La simbiosis entre prensa y élites de poder lleva operando casi un siglo. Funcionó mientras nuestras élites de poder eran competentes, al margen de los despiadadas o insensibles que se mostraran. Pero cuando las élites de poder se volvieron incompetentes y quebraron desde el punto de vista moral, la prensa, junto con las propias élites de poder, perdieron el último vestigio de credibilidad. Como se ha visto en la guerra de Iraq y en las consecuencias de las perturbaciones económicas, la prensa se ha convertido en una clase cortesana. La prensa, que siempre ha escrito y hablado de suposiciones y principios que reflejan el consenso de la élite, hace proselitismo de un consenso manifiestamente artificial. Las élites de poder supervisaron el desmantelamiento de la base productiva de Estados Unidos y la traición a la clase trabajadora mediante la aprobación del Tratado de Libre Comercio de América del Norte (NAFTA, North American Free Trade Agreement), y la prensa proclamó a bombo y platillo que era una forma de crecimiento. Las élites de poder desregularon la industria bancaria, lo que ha desembocado en quiebras de bancos a escala nacional, y la prensa ensalzó el valor del libre mercado. Las élites corrompieron los mecanismos del poder para promover intereses empresariales, y la prensa mezcló ingenuamente libertad con libre mercado. Tal vez este tipo de periodismo haya sido «objetivo» e «imparcial», pero era contrario al sentido común. En manos de cualquier periodista que se precie de serlo, la cruda realidad de las antiguas ciudades productoras de acero hoy clausuradas y de la creciente miseria humana debería haber servido para desenmascarar las fantasías. Pero hace mucho que la prensa dejó de pensar y perdió casi toda su autonomía moral.
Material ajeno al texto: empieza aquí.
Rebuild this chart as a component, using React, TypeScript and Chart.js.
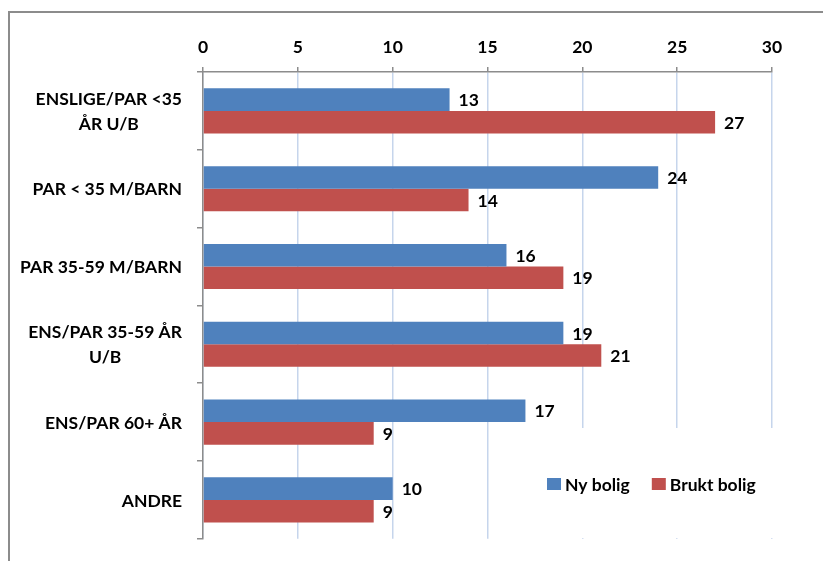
import React, { useEffect, useRef } from "react";
import { Chart, registerables } from "chart.js";

Chart.register(...registerables);

const categories: (string | string[])[] = [
  ["ENSLIGE/PAR <35", "ÅR U/B"],
  "PAR < 35 M/BARN",
  "PAR 35-59 M/BARN",
  ["ENS/PAR 35-59 ÅR", "U/B"],
  "ENS/PAR 60+ ÅR",
  "ANDRE",
];
const nyBolig = [13, 24, 16, 19, 17, 10];
const bruktBolig = [27, 14, 19, 21, 9, 9];
const seriesNames = ["Ny bolig", "Brukt bolig"];
const seriesColors = ["#4f81bd", "#c0504d"];
const xTicks = [0, 5, 10, 15, 20, 25, 30];

const FONT = "Lato, 'Open Sans', sans-serif";
const FS = 17.5;

const framePlugin = {
  id: "frame",
  beforeDraw(chart: any) {
    const ctx = chart.ctx;
    ctx.save();
    ctx.fillStyle = "#ffffff";
    ctx.fillRect(0, 0, chart.width, chart.height);
    ctx.strokeStyle = "#8c8c8c";
    ctx.lineWidth = 2;
    ctx.strokeRect(9, 12, chart.width + 20, chart.height + 20);
    ctx.restore();
  },
};

const yLabelPlugin = {
  id: "yLabels",
  afterDraw(chart: any) {
    const ctx = chart.ctx;
    const y = chart.scales.y;
    ctx.save();
    ctx.font = `bold ${FS}px ${FONT}`;
    ctx.fillStyle = "#000000";
    ctx.textBaseline = "middle";
    ctx.textAlign = "center";
    const right = y.right - 21;
    const lh = 25;
    categories.forEach((lab, i) => {
      const lines = Array.isArray(lab) ? lab : [lab];
      const w = Math.max(...lines.map((l) => ctx.measureText(l).width));
      const cx = right - w / 2;
      const cy = y.getPixelForValue(i);
      lines.forEach((l, k) => {
        ctx.fillText(l, cx, cy + (k - (lines.length - 1) / 2) * lh + 1);
      });
    });
    ctx.restore();
  },
};

const valueLabelPlugin = {
  id: "valueLabels",
  afterDatasetsDraw(chart: any) {
    const ctx = chart.ctx;
    ctx.save();
    ctx.font = `bold ${FS}px ${FONT}`;
    ctx.fillStyle = "#000000";
    ctx.textBaseline = "middle";
    ctx.textAlign = "left";
    chart.data.datasets.forEach((ds: any, di: number) => {
      const meta = chart.getDatasetMeta(di);
      meta.data.forEach((bar: any, i: number) => {
        ctx.fillText(String(ds.data[i]), bar.x + 9, bar.y + 1);
      });
    });
    ctx.restore();
  },
};

const legendPlugin = {
  id: "innerLegend",
  afterDraw(chart: any) {
    const ctx = chart.ctx;
    ctx.save();
    ctx.fillStyle = "#ffffff";
    ctx.fillRect(520, 428, 258, 110);
    ctx.font = `bold ${FS}px ${FONT}`;
    ctx.textBaseline = "middle";
    ctx.textAlign = "left";
    let x = 547;
    const cy = 484;
    chart.data.datasets.forEach((ds: any) => {
      ctx.fillStyle = ds.backgroundColor;
      ctx.fillRect(x, cy - 6, 14, 12);
      x += 18;
      ctx.fillStyle = "#000000";
      ctx.fillText(ds.label, x, cy + 1);
      x += ctx.measureText(ds.label).width + 22;
    });
    ctx.restore();
  },
};

export default function App() {
  const ref = useRef<HTMLCanvasElement>(null);
  useEffect(() => {
    if (!ref.current) return;
    const chart = new Chart(ref.current, {
      type: "bar",
      data: {
        labels: categories as any,
        datasets: [
          {
            label: seriesNames[0],
            data: nyBolig,
            backgroundColor: seriesColors[0],
            categoryPercentage: 0.58,
            barPercentage: 1,
          },
          {
            label: seriesNames[1],
            data: bruktBolig,
            backgroundColor: seriesColors[1],
            categoryPercentage: 0.58,
            barPercentage: 1,
          },
        ],
      },
      options: {
        indexAxis: "y",
        animation: false,
        responsive: false,
        maintainAspectRatio: false,
        layout: { padding: { left: 0, top: 0, right: 51, bottom: 21 } },
        plugins: {
          legend: { display: false },
          tooltip: { enabled: false },
        },
        scales: {
          x: {
            position: "top",
            min: 0,
            max: 30,
            afterBuildTicks: (s: any) => {
              s.ticks = xTicks.map((v) => ({ value: v }));
            },
            afterFit: (s: any) => {
              s.height = 72;
            },
            ticks: {
              color: "#000000",
              font: { family: FONT, size: FS, weight: "bold" },
              padding: 9,
            },
            grid: {
              color: "#c6d5ec",
              lineWidth: 1.5,
              tickColor: "#8c8c8c",
              tickLength: 5,
            },
            border: { color: "#8c8c8c", width: 1.5 },
          },
          y: {
            afterFit: (s: any) => {
              s.width = 203;
            },
            ticks: {
              color: "rgba(0,0,0,0)",
              font: { family: FONT, size: 16, weight: "bold" },
            },
            grid: {
              offset: true,
              drawOnChartArea: false,
              tickColor: "#8c8c8c",
              tickLength: 6,
              lineWidth: 1.5,
            },
            border: { color: "#8c8c8c", width: 1.5 },
          },
        },
      } as any,
      plugins: [framePlugin, yLabelPlugin, valueLabelPlugin, legendPlugin],
    });
    return () => chart.destroy();
  }, []);
  return (
    <div style={{ position: "fixed", left: 0, top: 0, width: 823, height: 561 }}>
      <canvas ref={ref} width={823} height={561} style={{ display: "block" }} />
    </div>
  );
}
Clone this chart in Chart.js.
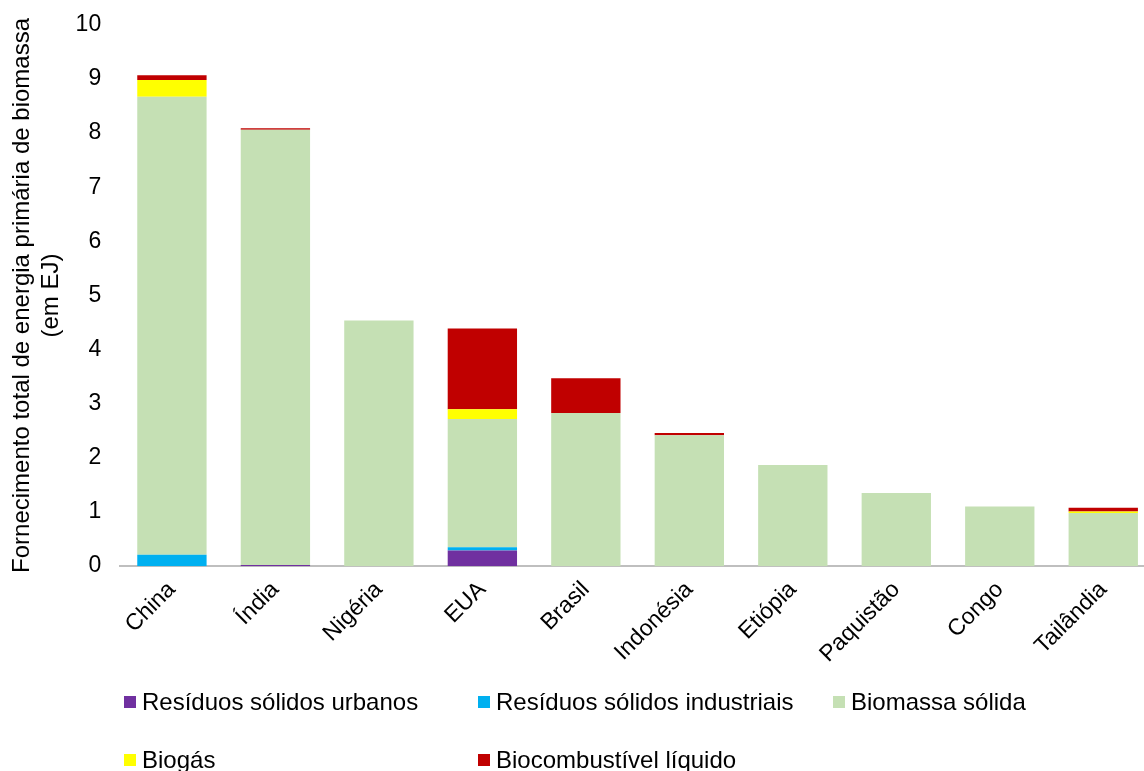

El periodismo de verdad, el que se basa en el compromiso con la justicia y la comprensión, debería haber informado y fortalecido a la opinión pública mientras sufríamos un golpe de estado empresarial a cámara lenta. Podría haber propiciado un debate en profundidad sobre las estructuras, las leyes, los privilegios, el poder y la justicia. Pero la prensa tradicional abandonó su función social y se aferró a un protocolo anticuado y concebido para servir a unas estructuras de poder corruptas,. Las empresas, que en otros tiempos enriquecieron mucho a esos distribuidores de noticias, las han convertido ahora en formas de publicidad más efectivas. Los beneficios se han desplomado. Y sin embargo estos cortesanos de la prensa, perdidos en la ilusión de su rectitud y probidad moral, se aferran a la moral hueca de la «objetividad» con una fiereza cómica.
El mundo no va a ser un lugar mejor cuando desaparezcan las organizaciones de noticias fundadas en hechos fehacientes. Quedaremos sumidos en una cultura en la que los hechos y las opiniones serán intercambiables, donde las mentiras se volverán verdades y la fantasía se venderá como información. Lamentaré la desaparición de la información tradicional. Soltará las amarras que nos unen a la realidad. Lo trágico es que el vacío moral del negocio de la información contribuya tanto a su propia aniquilación como los protofascistas que se alimentan de sus huesos.